Chris Antley, the jockey on Mr. Nickerson, broke his right clavicle in the fall. Jose Santos, who rode Shaker Knit, was bruised and shaken but rode two winners therafter. He didn't miss a mount.

Randy Romero wasn't injured although body-slammed in Go for Wand's mishap.

After two horses broke down on the Belmont dirt Friday and Go for Wand shattered her ankle so dramatically Saturday, questions surfaced about the safety of the racetrack. Belmont officials said the track surface was not altered before the Breeders' Cup races, and that nothing was done to help promote track records. If anything, the times of Saturday's races were a bit slower than expected.

"Our crews were maintaining the track all week and looked particularly closely at it after the {Go for Wand} incident," said Gerard McKeon, president of the New York Racing Association. "Everything was fine."

Santos, the Eclipse Award-winning jockey of 1988 and a regular on the New York circuit since 1985, said he detected no difference in surface composition.

"The track's in good shape," he said. "What happened had to be coincidence. It can't be blamed on the track. I've been riding the whole year on this track; it can't be better."

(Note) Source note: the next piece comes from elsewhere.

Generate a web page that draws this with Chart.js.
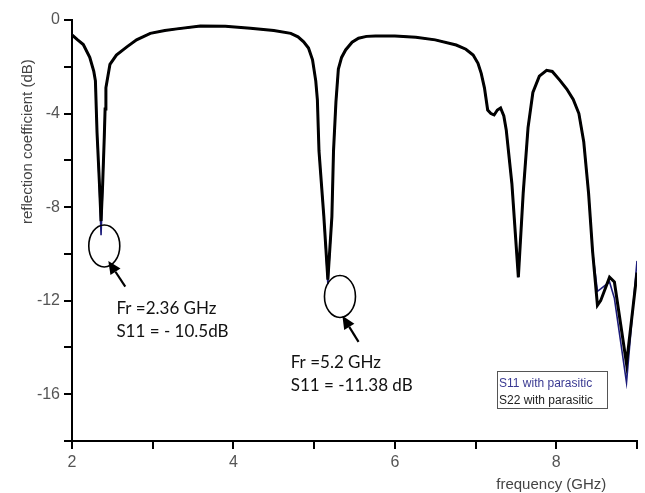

Badgett did not fault track condition, at least publicly for the loss of his prize. "The vets said she was trying so hard she just overextended herself," he said. "That filly {Bayakoa} wasn't going to get by her. . . . It's unbelievable."

Badgett, 38, was stoic this morning as he stood at the far end of his barn and watched his horses, in a different light, circle the shed row.

"Put a tongue tie on Biographer when he comes by, will you?" he said to one stablehand. "How long you got with him?" he asked another, but his voice was thin and wavering.

"It'll be a long time before the cloud passes," he said. "I'm doing the best I can."

Shortly after 7 a.m., trainer Howie Tesher walked over. "I feel terrible," Tesher said, his right hand extended, his left on Badgett's shoulder. "Nobody should have to go through that."

"It's like a relative dying on your wedding day," McKeon had said the day before when he offered to have Go for Wand buried in the Belmont Park infield next to another fallen hero, Ruffian. However, Badgett said owner Jane du Pont Lunger, 76, indicated she would prefer Saratoga, where Go for Wand matched the seven-furlong and 1 1/4-mile records with victories in the Test and Alabama Stakes this summer.

Less than 24 hours before the Distaff, hope and excitement gripped Badgett with Go for Wand a day away from a possible second straight Breeders' Cup victory. She had taken last year's Juvenile Filly as Badgett's first Breeders' Cup starter.

On the opposite side of the backstretch, sagacious Charlie Whittingham, 77, later considered Lively One's chances in the $3 million Classic with calm philosophy. "All you can do is hope for the best," he said, "and prepare for the worst."

Throughout the backstretch, plans were made this morning. Trainer Carl Nafzger said he would talk to owner Frances Genter and family about a possible 4-year-old campaign for Unbridled, who won the Classic and revived his candidacy for Horse of the Year; Ibn Bey, the English long-shot who finished second to Unbridled, would be heading for the Japan Cup and the final race of his career; Dayjur, the European colt who gave the victory in the Sprint to Safely Kept, was on his way to Lexington, Ky., to become a stallion; juvenile winners Fly So Free and Meadow Star would be sent to Florida before too long. Safely Kept, the third-ranked Maryland-bred at $1.75 million, will rest this winter and race next year at age 5.

Badgett turned away from his stable, holding a coffee cup but no options. "I've got to put somebody in that empty stall," he said. "My God, how am I going to do that?"